Figure scripts

☆ ☆ ☆

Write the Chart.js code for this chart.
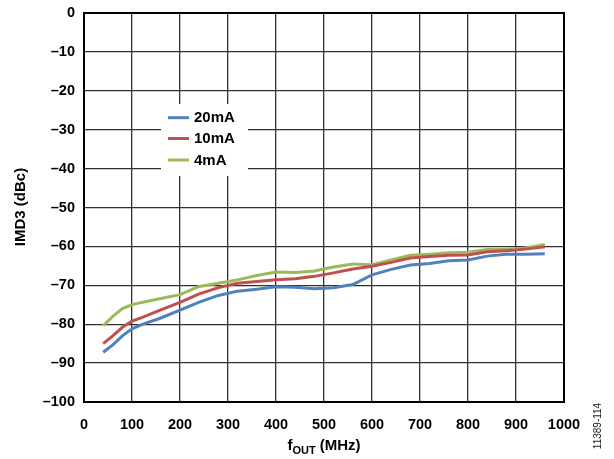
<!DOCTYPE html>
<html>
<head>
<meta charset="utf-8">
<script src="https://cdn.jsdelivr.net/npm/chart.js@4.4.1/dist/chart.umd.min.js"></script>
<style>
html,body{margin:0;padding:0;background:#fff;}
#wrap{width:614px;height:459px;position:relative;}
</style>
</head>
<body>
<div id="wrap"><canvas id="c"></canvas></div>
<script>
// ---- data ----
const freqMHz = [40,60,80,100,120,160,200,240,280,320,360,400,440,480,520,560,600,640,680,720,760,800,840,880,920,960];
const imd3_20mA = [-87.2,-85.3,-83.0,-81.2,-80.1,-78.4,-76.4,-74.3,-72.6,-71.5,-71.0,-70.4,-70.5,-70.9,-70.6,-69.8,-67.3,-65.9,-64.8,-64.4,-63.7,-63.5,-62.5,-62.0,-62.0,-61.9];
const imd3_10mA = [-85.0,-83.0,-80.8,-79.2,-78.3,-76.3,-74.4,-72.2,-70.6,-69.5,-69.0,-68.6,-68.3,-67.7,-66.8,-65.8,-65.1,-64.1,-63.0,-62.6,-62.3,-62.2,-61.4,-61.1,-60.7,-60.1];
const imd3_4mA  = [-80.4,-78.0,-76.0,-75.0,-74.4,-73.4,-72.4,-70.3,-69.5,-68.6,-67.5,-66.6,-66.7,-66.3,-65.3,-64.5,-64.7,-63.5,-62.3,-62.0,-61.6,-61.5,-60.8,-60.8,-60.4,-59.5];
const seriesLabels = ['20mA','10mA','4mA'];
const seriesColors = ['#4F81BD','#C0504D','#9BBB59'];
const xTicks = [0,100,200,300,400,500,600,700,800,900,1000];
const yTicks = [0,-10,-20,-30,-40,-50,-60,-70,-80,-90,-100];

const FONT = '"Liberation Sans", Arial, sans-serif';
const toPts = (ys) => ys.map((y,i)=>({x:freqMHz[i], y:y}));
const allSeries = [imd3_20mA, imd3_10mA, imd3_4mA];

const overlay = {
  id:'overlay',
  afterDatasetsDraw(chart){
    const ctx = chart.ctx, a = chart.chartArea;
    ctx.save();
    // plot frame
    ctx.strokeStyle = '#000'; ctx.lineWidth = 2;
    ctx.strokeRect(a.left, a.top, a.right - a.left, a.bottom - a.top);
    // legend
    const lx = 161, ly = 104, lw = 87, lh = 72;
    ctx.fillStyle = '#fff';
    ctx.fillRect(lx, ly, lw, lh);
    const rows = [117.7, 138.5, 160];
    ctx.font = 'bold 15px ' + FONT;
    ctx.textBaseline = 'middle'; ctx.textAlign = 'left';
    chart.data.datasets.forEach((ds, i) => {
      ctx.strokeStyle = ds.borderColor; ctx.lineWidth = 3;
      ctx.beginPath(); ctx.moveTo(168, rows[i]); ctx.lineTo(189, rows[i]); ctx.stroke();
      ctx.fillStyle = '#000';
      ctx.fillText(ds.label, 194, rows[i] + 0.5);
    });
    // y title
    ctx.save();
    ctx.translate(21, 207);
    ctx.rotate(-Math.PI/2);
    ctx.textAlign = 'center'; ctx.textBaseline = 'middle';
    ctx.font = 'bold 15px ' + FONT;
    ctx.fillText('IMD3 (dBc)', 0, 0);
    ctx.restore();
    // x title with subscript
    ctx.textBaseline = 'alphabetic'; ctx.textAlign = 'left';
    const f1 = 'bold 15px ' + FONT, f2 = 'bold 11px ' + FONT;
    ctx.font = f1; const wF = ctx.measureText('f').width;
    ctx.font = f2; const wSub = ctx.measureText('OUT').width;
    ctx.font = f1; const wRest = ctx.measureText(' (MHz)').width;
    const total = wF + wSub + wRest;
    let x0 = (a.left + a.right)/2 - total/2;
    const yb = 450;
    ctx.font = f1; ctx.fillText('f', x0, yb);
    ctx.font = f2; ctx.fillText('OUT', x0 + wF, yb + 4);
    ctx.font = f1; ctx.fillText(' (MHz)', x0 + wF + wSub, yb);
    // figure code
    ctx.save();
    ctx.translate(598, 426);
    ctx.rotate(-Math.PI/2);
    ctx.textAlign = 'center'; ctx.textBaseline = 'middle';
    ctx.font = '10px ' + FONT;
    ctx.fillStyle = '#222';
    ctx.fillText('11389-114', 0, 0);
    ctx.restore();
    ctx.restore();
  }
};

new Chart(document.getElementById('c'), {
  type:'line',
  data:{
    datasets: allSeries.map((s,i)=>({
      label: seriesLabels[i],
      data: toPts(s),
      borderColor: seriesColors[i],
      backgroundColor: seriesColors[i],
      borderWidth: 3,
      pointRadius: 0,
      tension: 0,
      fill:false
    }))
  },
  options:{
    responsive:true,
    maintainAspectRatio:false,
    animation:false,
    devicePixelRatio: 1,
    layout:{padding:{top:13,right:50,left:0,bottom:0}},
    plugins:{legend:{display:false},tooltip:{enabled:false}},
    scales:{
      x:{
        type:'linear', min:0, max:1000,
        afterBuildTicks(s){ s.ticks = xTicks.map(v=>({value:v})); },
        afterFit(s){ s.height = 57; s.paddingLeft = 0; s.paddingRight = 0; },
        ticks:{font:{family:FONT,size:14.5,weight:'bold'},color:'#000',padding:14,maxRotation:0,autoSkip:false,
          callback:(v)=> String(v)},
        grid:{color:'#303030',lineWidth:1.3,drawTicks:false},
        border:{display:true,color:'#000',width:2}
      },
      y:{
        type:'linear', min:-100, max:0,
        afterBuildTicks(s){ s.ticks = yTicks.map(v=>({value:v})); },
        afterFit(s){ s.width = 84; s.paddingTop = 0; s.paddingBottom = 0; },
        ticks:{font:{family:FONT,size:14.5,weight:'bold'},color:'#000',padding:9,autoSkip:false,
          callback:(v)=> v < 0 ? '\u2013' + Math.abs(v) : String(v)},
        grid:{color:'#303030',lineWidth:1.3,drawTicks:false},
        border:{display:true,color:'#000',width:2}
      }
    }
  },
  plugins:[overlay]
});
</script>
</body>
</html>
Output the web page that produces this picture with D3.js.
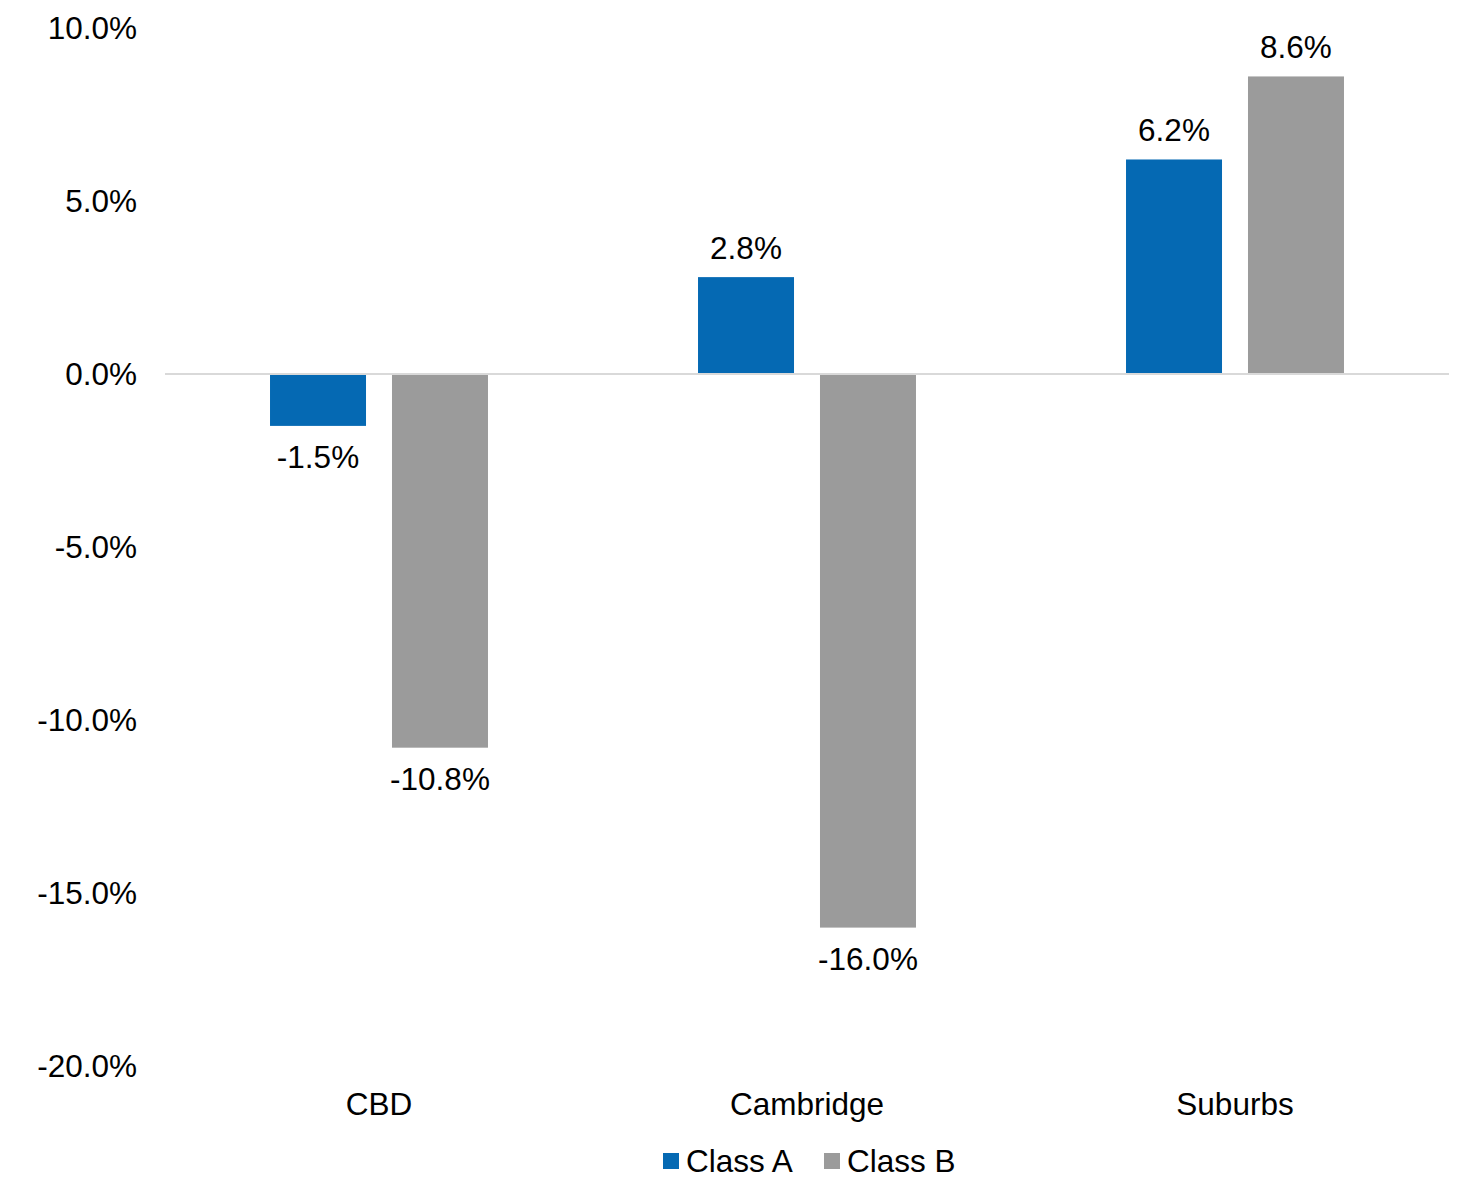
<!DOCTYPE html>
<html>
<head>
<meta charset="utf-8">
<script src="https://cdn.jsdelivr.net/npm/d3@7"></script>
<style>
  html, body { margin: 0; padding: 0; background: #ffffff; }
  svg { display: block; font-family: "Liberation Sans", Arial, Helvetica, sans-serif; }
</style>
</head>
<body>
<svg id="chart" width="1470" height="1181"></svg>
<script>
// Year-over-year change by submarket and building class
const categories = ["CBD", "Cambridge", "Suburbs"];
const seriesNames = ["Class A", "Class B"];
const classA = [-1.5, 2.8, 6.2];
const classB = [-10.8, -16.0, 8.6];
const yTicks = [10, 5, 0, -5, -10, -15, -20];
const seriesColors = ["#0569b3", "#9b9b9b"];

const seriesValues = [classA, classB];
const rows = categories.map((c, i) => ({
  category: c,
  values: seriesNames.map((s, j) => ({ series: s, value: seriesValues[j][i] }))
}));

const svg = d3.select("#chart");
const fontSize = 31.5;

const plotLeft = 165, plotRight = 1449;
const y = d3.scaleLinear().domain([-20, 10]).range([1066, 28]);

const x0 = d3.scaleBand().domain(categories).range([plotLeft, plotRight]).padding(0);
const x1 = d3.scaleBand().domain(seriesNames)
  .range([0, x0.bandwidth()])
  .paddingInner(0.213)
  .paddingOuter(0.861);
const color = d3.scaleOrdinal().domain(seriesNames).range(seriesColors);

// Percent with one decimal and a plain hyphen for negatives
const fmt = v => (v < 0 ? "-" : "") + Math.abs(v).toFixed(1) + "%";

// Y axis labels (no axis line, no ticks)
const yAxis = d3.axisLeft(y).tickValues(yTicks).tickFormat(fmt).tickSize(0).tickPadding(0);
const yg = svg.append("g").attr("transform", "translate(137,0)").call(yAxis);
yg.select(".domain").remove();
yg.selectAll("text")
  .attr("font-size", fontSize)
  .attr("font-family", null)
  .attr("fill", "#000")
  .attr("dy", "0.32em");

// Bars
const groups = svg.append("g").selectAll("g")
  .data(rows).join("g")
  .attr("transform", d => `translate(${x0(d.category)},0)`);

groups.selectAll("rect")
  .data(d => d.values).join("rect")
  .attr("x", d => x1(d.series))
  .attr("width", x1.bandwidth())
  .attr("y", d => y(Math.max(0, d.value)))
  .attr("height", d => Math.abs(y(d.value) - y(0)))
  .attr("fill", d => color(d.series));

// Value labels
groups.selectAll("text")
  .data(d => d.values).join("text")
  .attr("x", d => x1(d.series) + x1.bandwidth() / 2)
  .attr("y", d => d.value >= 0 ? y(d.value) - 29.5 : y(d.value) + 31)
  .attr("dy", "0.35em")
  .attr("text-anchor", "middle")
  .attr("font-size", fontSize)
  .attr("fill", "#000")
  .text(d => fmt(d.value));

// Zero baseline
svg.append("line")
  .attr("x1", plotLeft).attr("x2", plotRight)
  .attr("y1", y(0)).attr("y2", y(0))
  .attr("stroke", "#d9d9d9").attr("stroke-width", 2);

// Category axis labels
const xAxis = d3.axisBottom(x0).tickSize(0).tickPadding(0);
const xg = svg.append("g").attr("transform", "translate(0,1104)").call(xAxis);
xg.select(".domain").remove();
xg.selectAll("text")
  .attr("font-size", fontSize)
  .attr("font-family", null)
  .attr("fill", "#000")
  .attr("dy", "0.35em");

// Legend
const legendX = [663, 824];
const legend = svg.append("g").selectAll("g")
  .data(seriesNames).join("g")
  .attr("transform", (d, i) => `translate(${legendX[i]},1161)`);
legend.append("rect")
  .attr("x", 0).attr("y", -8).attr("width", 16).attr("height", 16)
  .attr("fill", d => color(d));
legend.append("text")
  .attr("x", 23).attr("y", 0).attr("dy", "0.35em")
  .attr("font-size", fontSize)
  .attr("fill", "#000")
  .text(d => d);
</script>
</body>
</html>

☆ ☆ ☆

Exercise requirements
From the data, pick out every line that includes "code".

Solved problem
Write the Chart.js code for this chart.
    // figure code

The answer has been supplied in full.